Resilient disengagement refers to local actors’ alternative practices in response to environmental challenges, accompanied by their disengagement from state-dominated governance. Local actors’ disengagement can take place under different circumstances due to their concerns over hegemonic norms or the state’s unresponsiveness to their demands, resulting from governance itself. Their alternative practices contribute to building resilience in local actors’ approaches to deal with the present risks and challenges, but do not yet constitute activism in producing political and social changes such as demanding policy changes. Resilient disengagement thus demonstrates local actors’ capacities to deal with present environmental risks in the face of inadequate state-dominated governance.
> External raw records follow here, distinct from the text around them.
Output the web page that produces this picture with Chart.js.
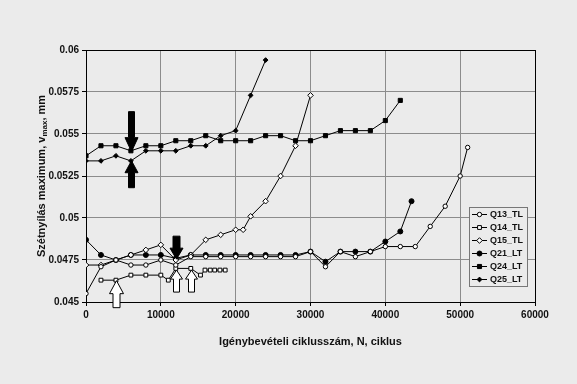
<!DOCTYPE html>
<html><head><meta charset="utf-8">
<script src="https://cdn.jsdelivr.net/npm/chart.js@4.4.0/dist/chart.umd.min.js"></script>
<style>html,body{margin:0;padding:0;background:#ebebeb;}#wrap{width:577px;height:384px;}</style>
</head><body><div id="wrap"><canvas id="c" width="577" height="384"></canvas></div>
<script>
// ---- data ----
const xTicks = [0, 10000, 20000, 30000, 40000, 50000, 60000];
const yTicks = [0.045, 0.0475, 0.05, 0.0525, 0.055, 0.0575, 0.06];
const seriesNames = ['Q13_TL', 'Q14_TL', 'Q15_TL', 'Q21_LT', 'Q24_LT', 'Q25_LT'];
const xTitle = 'Igénybevételi ciklusszám, N, ciklus';
const yTitleMain = 'Szétnyílás maximum, v';
const yTitleSub = 'max';
const yTitleEnd = ', mm';

const q13X = [0, 2000, 4000, 6000, 8000, 10000, 12000, 14000, 16000, 18000, 20000, 22000, 24000, 26000, 28000, 30000, 32000, 34000, 36000, 38000, 40000, 42000, 44000, 46000, 48000, 50000, 51000];
const q13Y = [0.0455, 0.0471, 0.0475, 0.0472, 0.0472, 0.0475, 0.0472, 0.0477, 0.0477, 0.0477, 0.0477, 0.0477, 0.0477, 0.0477, 0.0477, 0.0480, 0.0471, 0.0480, 0.0477, 0.0480, 0.0483, 0.0483, 0.0483, 0.0495, 0.0507, 0.0525, 0.0542];

const q14X = [2000, 4000, 6000, 8000, 10000, 11000, 12000, 14000, 15300, 15900, 16600, 17200, 17900, 18600];
const q14Y = [0.0463, 0.0463, 0.0466, 0.0466, 0.0466, 0.0463, 0.0470, 0.0470, 0.0466, 0.0469, 0.0469, 0.0469, 0.0469, 0.0469];

const q15X = [0, 2000, 4000, 6000, 8000, 10000, 12000, 14000, 16000, 18000, 20000, 21000, 22000, 24000, 26000, 28000, 30000];
const q15Y = [0.0472, 0.0472, 0.0475, 0.0478, 0.0481, 0.0484, 0.0475, 0.0478, 0.0487, 0.0490, 0.0493, 0.0493, 0.0501, 0.0510, 0.0525, 0.0543, 0.0573];

const q21X = [0, 2000, 4000, 6000, 8000, 10000, 12000, 14000, 16000, 18000, 20000, 22000, 24000, 26000, 28000, 30000, 32000, 34000, 36000, 38000, 40000, 42000, 43500];
const q21Y = [0.0487, 0.0478, 0.0475, 0.0478, 0.0478, 0.0478, 0.0476, 0.0478, 0.0478, 0.0478, 0.0478, 0.0478, 0.0478, 0.0478, 0.0478, 0.0480, 0.0474, 0.0480, 0.0480, 0.0480, 0.0486, 0.0492, 0.0510];

const q24X = [0, 2000, 4000, 6000, 8000, 10000, 12000, 14000, 16000, 18000, 20000, 22000, 24000, 26000, 28000, 30000, 32000, 34000, 36000, 38000, 40000, 42000];
const q24Y = [0.0537, 0.0543, 0.0543, 0.0540, 0.0543, 0.0543, 0.0546, 0.0546, 0.0549, 0.0546, 0.0546, 0.0546, 0.0549, 0.0549, 0.0546, 0.0546, 0.0549, 0.0552, 0.0552, 0.0552, 0.0558, 0.0570];

const q25X = [0, 2000, 4000, 6000, 8000, 10000, 12000, 14000, 16000, 18000, 20000, 22000, 24000];
const q25Y = [0.0534, 0.0534, 0.0537, 0.0534, 0.0540, 0.0540, 0.0540, 0.0543, 0.0543, 0.0549, 0.0552, 0.0573, 0.0594];

// annotation arrows (data positions)
const arrowX = [6000, 6000, 12000, 4000, 12000, 14000];
const arrowTipY = [0.05395, 0.05341, 0.04755, 0.04627, 0.0469, 0.0469];
const arrowDir = ['down', 'up', 'down', 'up', 'up', 'up'];
const arrowFilled = [true, true, true, false, false, false];

// ---- styles ----
const arrowStyle = [
  {len: 40, head: 14, hh: 6.5, sh: 3},
  {len: 27, head: 12, hh: 6.5, sh: 3},
  {len: 23, head: 11, hh: 6.5, sh: 3.5},
  {len: 27, head: 13, hh: 7, sh: 3.5},
  {len: 22, head: 9, hh: 6, sh: 3},
  {len: 22, head: 9, hh: 6, sh: 3}
];
const BG = '#ebebeb';
const marker = [
  {pointStyle: 'circle', radius: 2.2, fill: '#ffffff'},
  {pointStyle: 'rect', radius: 2.7, fill: '#ffffff'},
  {pointStyle: 'rectRot', radius: 2.8, fill: '#ffffff'},
  {pointStyle: 'circle', radius: 2.5, fill: '#000000'},
  {pointStyle: 'rect', radius: 2.9, fill: '#000000'},
  {pointStyle: 'rectRot', radius: 2.4, fill: '#000000'}
];
const xs = [q13X, q14X, q15X, q21X, q24X, q25X];
const ys = [q13Y, q14Y, q15Y, q21Y, q24Y, q25Y];

const datasets = seriesNames.map((name, i) => ({
  label: name,
  data: xs[i].map((x, j) => ({x: x, y: ys[i][j]})),
  showLine: true,
  borderColor: '#000',
  borderWidth: 1,
  pointStyle: marker[i].pointStyle,
  pointRadius: marker[i].radius,
  pointBackgroundColor: marker[i].fill,
  pointBorderColor: '#000',
  pointBorderWidth: 1,
  tension: 0
}));

const FONT = '"Liberation Sans", Arial, sans-serif';

const extras = {
  id: 'extras',
  beforeDatasetsDraw(chart) {
    const ctx = chart.ctx, a = chart.chartArea;
    ctx.save();
    ctx.strokeStyle = '#000'; ctx.lineWidth = 1;
    ctx.strokeRect(Math.round(a.left) + 0.5, Math.round(a.top) + 0.5, Math.round(a.right - a.left), Math.round(a.bottom - a.top));
    ctx.restore();
  },
  afterDraw(chart) {
    const ctx = chart.ctx, a = chart.chartArea;
    const xs_ = chart.scales.x, ys_ = chart.scales.y;
    // arrows
    ctx.save();
    arrowX.forEach((xv, i) => {
      const st = arrowStyle[i];
      const x = Math.round(xs_.getPixelForValue(xv)) + 0.5;
      const tip = ys_.getPixelForValue(arrowTipY[i]);
      const s = arrowDir[i] === 'down' ? -1 : 1;
      const base = tip + s * st.head, tail = tip + s * st.len;
      ctx.beginPath();
      ctx.moveTo(x, tip);
      ctx.lineTo(x + st.hh, base);
      ctx.lineTo(x + st.sh, base);
      ctx.lineTo(x + st.sh, tail);
      ctx.lineTo(x - st.sh, tail);
      ctx.lineTo(x - st.sh, base);
      ctx.lineTo(x - st.hh, base);
      ctx.closePath();
      ctx.fillStyle = arrowFilled[i] ? '#000' : '#ffffff';
      ctx.fill();
      ctx.strokeStyle = '#000'; ctx.lineWidth = 1;
      ctx.stroke();
    });
    ctx.restore();
    // y title with subscript
    ctx.save();
    ctx.fillStyle = '#111';
    const fMain = 'bold 11px ' + FONT, fSub = 'bold 8px ' + FONT;
    ctx.font = fMain; const w1 = ctx.measureText(yTitleMain).width; const w3 = ctx.measureText(yTitleEnd).width;
    ctx.font = fSub; const w2 = ctx.measureText(yTitleSub).width;
    const total = w1 + w2 + w3;
    ctx.translate(42, (a.top + a.bottom) / 2);
    ctx.rotate(-Math.PI / 2);
    ctx.textBaseline = 'middle'; ctx.textAlign = 'left';
    let px = -total / 2;
    ctx.font = fMain; ctx.fillText(yTitleMain, px, 0); px += w1;
    ctx.font = fSub; ctx.fillText(yTitleSub, px, 3); px += w2;
    ctx.font = fMain; ctx.fillText(yTitleEnd, px, 0);
    ctx.restore();
    // legend
    ctx.save();
    const lx = 469, ly = 207, lw = 58, lh = 79;
    ctx.fillStyle = BG; ctx.fillRect(lx, ly, lw, lh);
    ctx.strokeStyle = '#777'; ctx.lineWidth = 1;
    ctx.strokeRect(lx + 0.5, ly + 0.5, lw, lh);
    ctx.font = 'bold 9px ' + FONT;
    ctx.textBaseline = 'middle'; ctx.textAlign = 'left';
    seriesNames.forEach((name, i) => {
      const yy = Math.round(ly + 7 + i * 13) + 0.5;
      ctx.strokeStyle = '#000'; ctx.lineWidth = 1;
      ctx.beginPath(); ctx.moveTo(lx + 3, yy); ctx.lineTo(lx + 18, yy); ctx.stroke();
      ctx.fillStyle = marker[i].fill; ctx.strokeStyle = '#000';
      Chart.helpers.drawPoint(ctx, {pointStyle: marker[i].pointStyle, radius: marker[i].radius, borderWidth: 1, rotation: 0}, lx + 10.5, yy);
      ctx.fillStyle = '#111';
      ctx.fillText(name, lx + 21, yy);
    });
    ctx.restore();
  }
};

new Chart(document.getElementById('c'), {
  type: 'scatter',
  data: {datasets: datasets},
  options: {
    responsive: false,
    animation: false,
    layout: {padding: {left: 0, top: 50, right: 42, bottom: 0}},
    plugins: {legend: {display: false}, tooltip: {enabled: false}},
    scales: {
      x: {
        type: 'linear', min: 0, max: 60000,
        afterBuildTicks: s => { s.ticks = xTicks.map(v => ({value: v})); },
        afterFit: s => { s.height = 82; },
        grid: {color: '#8c8c8c', lineWidth: 1, tickLength: 4, tickColor: '#000'},
        border: {color: '#000', width: 1},
        ticks: {font: {family: FONT, size: 10, weight: 'bold'}, color: '#111', padding: 3, maxRotation: 0, callback: v => String(v)},
        title: {display: true, text: xTitle, font: {family: FONT, size: 11, weight: 'bold'}, color: '#111', padding: {top: 0, bottom: 35}}
      },
      y: {
        type: 'linear', min: 0.045, max: 0.06,
        afterBuildTicks: s => { s.ticks = yTicks.map(v => ({value: v})); },
        afterFit: s => { s.width = 86; },
        grid: {color: '#8c8c8c', lineWidth: 1, tickLength: 4, tickColor: '#000'},
        border: {color: '#000', width: 1},
        ticks: {font: {family: FONT, size: 10, weight: 'bold'}, color: '#111', padding: 3, callback: v => String(Number(v.toFixed(4)))}
      }
    }
  },
  plugins: [extras]
});
</script></body></html>
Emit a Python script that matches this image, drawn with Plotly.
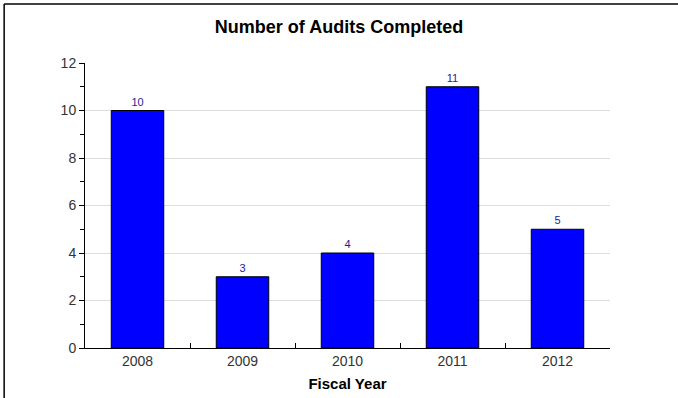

Lora-Wainwright conceptualized ‘resigned activism’ to describe local actors’ responses, oscillating between two extremes – both activism and resignation – in their long-term engagement with pollution and polluting sources, which usually constitute their livelihood resources. 55 Resilient disengagement, on the other hand, represents a kind of practice that lies between these two extremes. Local actors resort to disengagement and alternative practices, when they find that they cannot rely on governmental intervention to address risks. At one extreme – activism – the aim is to produce political and societal changes through changing governmental responses. Although local actors do not resort to this specific type of activism, the phenomenon of disengagement warrants more attention in the context of state-dominated governance. In examining local actors’ responses to environmental challenges, the concept of resilient disengagement helps to conceptualize small-scale practices that are shaped by state-dominated governance, locating such responses between activism and resignation.